Chennai Corporation rules out divulging property details of councillors
Chennai: An activist in south Chennai, who wanted to know the property details of city corporation councilors, is agitated with the RTI reply of Chennai corporation informing that details will not be divulged as a petition is pending before the court.
“This will set a bad precedent as these details are suppose to be in public domain and citing pending legal cases, the denial of information will only thwart the objective of RTI act,” petitioner Gopalakrishnan said.
“On Wednesday, I received a denial reply from the city corporation public information officer, who is also the assistant returning officer of zone six for my petition seeking the details of properties owned by the local councillors,” he said.

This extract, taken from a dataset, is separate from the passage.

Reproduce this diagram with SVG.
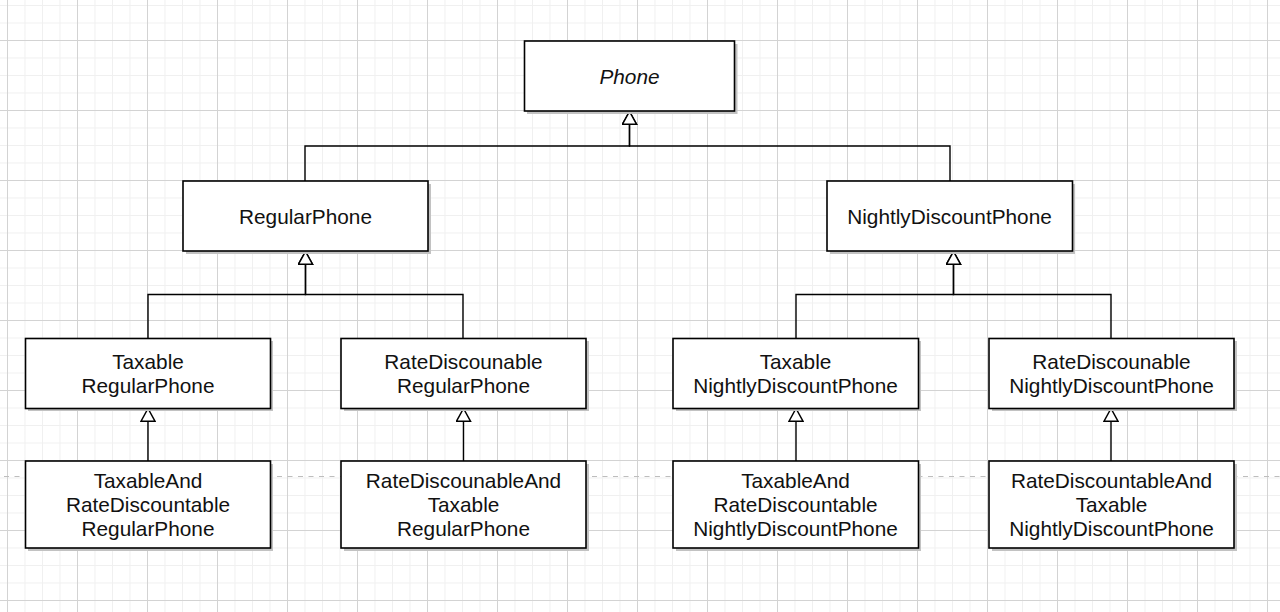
<svg xmlns="http://www.w3.org/2000/svg" width="1280" height="612" viewBox="0 0 1280 612">
<defs>
<pattern id="minor" patternUnits="userSpaceOnUse" x="7" y="5" width="17.5" height="17.5">
<path d="M0.5 0 V17.5 M0 0.5 H17.5" stroke="#f0f0f0" stroke-width="1" fill="none"/>
</pattern>
<pattern id="major" patternUnits="userSpaceOnUse" x="7" y="40" width="70" height="70">
<path d="M0.5 0 V70 M0 0.5 H70" stroke="#d3d3d3" stroke-width="1" fill="none"/>
</pattern>
<marker id="tri" markerUnits="userSpaceOnUse" markerWidth="16" markerHeight="16" refX="13.5" refY="8" orient="auto" viewBox="0 0 16 16">
<path d="M0.75 1 L13.5 8 L0.75 15 Z" fill="#ffffff" stroke="#000000" stroke-width="1.5"/>
</marker>
<style>
.shadow{fill:#c2c2c2;}
.box{fill:#ffffff;stroke:#000000;stroke-width:1.6;}
.lbl{font-family:"Liberation Sans",Arial,Helvetica,sans-serif;font-size:20.8px;fill:#111111;text-anchor:middle;}
.edge{fill:none;stroke:#000000;stroke-width:1.4;marker-end:url(#tri);}
</style>
</defs>
<rect x="0" y="0" width="1280" height="612" fill="#ffffff"/>
<rect x="0" y="0" width="1280" height="612" fill="url(#minor)"/>
<rect x="0" y="0" width="1280" height="612" fill="url(#major)"/>
<line x1="4" y1="476.5" x2="1280" y2="476.5" stroke="#bdbdbd" stroke-width="1" stroke-dasharray="5 5.5"/>

<g id="connectors">
<path class="edge" d="M305 181 V146 H629.5 V111.5"/>
<path class="edge" d="M950 181 V146 H629.5 V111.5"/>
<path class="edge" d="M148 338 V294.5 H305.5 V251.5"/>
<path class="edge" d="M463 338 V294.5 H305.5 V251.5"/>
<path class="edge" d="M796 338 V294.5 H953.5 V251.5"/>
<path class="edge" d="M1111 338 V294.5 H953.5 V251.5"/>
<path class="edge" d="M148 461 V408.5"/>
<path class="edge" d="M463.5 461 V408.5"/>
<path class="edge" d="M796 461 V408.5"/>
<path class="edge" d="M1111 461 V408.5"/>
</g>

<g id="phone">
<rect class="shadow" x="527" y="44" width="210.5" height="70"/>
<rect class="box" x="524.5" y="41" width="210" height="70"/>
<text class="lbl" x="629.5" y="84" font-style="italic">Phone</text>
</g>

<g id="regularphone">
<rect class="shadow" x="186" y="184" width="245" height="70"/>
<rect class="box" x="183" y="181" width="245" height="70"/>
<text class="lbl" x="305.5" y="224">RegularPhone</text>
</g>

<g id="nightlydiscountphone">
<rect class="shadow" x="830" y="184" width="245" height="70"/>
<rect class="box" x="827" y="181" width="245.5" height="70"/>
<text class="lbl" x="949.5" y="224">NightlyDiscountPhone</text>
</g>

<g id="taxable-regularphone">
<rect class="shadow" x="28" y="341" width="245" height="70"/>
<rect class="box" x="25.5" y="338.5" width="245" height="70"/>
<text class="lbl" x="148" y="368.5">Taxable</text>
<text class="lbl" x="148" y="393">RegularPhone</text>
</g>

<g id="ratediscounable-regularphone">
<rect class="shadow" x="344" y="341" width="245" height="70"/>
<rect class="box" x="341" y="338.5" width="245" height="70"/>
<text class="lbl" x="463.5" y="368.5">RateDiscounable</text>
<text class="lbl" x="463.5" y="393">RegularPhone</text>
</g>

<g id="taxable-nightlydiscountphone">
<rect class="shadow" x="676" y="341" width="245" height="70"/>
<rect class="box" x="673" y="338.5" width="245.5" height="70"/>
<text class="lbl" x="795.5" y="368.5">Taxable</text>
<text class="lbl" x="795.5" y="393">NightlyDiscountPhone</text>
</g>

<g id="ratediscounable-nightlydiscountphone">
<rect class="shadow" x="992" y="341" width="245" height="70"/>
<rect class="box" x="989" y="338.5" width="245" height="70"/>
<text class="lbl" x="1111.5" y="368.5">RateDiscounable</text>
<text class="lbl" x="1111.5" y="393">NightlyDiscountPhone</text>
</g>

<g id="taxableand-ratediscountable-regularphone">
<rect class="shadow" x="28" y="464" width="245" height="87"/>
<rect class="box" x="25.5" y="461" width="245" height="87"/>
<text class="lbl" x="148" y="487.5">TaxableAnd</text>
<text class="lbl" x="148" y="511.5">RateDiscountable</text>
<text class="lbl" x="148" y="535.5">RegularPhone</text>
</g>

<g id="ratediscounableand-taxable-regularphone">
<rect class="shadow" x="344" y="464" width="245" height="87"/>
<rect class="box" x="341" y="461" width="245" height="87"/>
<text class="lbl" x="463.5" y="487.5">RateDiscounableAnd</text>
<text class="lbl" x="463.5" y="511.5">Taxable</text>
<text class="lbl" x="463.5" y="535.5">RegularPhone</text>
</g>

<g id="taxableand-ratediscountable-nightlydiscountphone">
<rect class="shadow" x="676" y="464" width="245" height="87"/>
<rect class="box" x="673" y="461" width="245.5" height="87"/>
<text class="lbl" x="795.5" y="487.5">TaxableAnd</text>
<text class="lbl" x="795.5" y="511.5">RateDiscountable</text>
<text class="lbl" x="795.5" y="535.5">NightlyDiscountPhone</text>
</g>

<g id="ratediscountableand-taxable-nightlydiscountphone">
<rect class="shadow" x="992" y="464" width="245" height="87"/>
<rect class="box" x="989" y="461" width="245" height="87"/>
<text class="lbl" x="1111.5" y="487.5">RateDiscountableAnd</text>
<text class="lbl" x="1111.5" y="511.5">Taxable</text>
<text class="lbl" x="1111.5" y="535.5">NightlyDiscountPhone</text>
</g>
</svg>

The Madras high court has been seeking transparency on the assets acquired by politicians, but for some reasons the same is not shared in public domains by local bodies and the state election commission.
Further, the corporation which provides the election declaration certificate for the winning candidates should actually verify the data submitted by the aspiring councillors, but such process are not followed, Gopalakrishnan said.
Last week Justice N. Kirubakaran of Madras high court enlarged the scope of a litigation relating to the assets of a councillor, in respect of all the councillors elected from 2006 onwards and referred the matter to the Chief Justice to be heard by a division bench as larger public interest is involved in it.
When contacted informed corporation sources said Madras high court in November 30 had directed the state election commission and city corporation to produce the declaration of assets made by councillors and the same will be submitted to the court and for the above reasons the data is not shared, sources
said.
To this, RTI activist Gopalakrishnan argued that the court had not directed the corporation to deny information related to the properties acquired by councillors.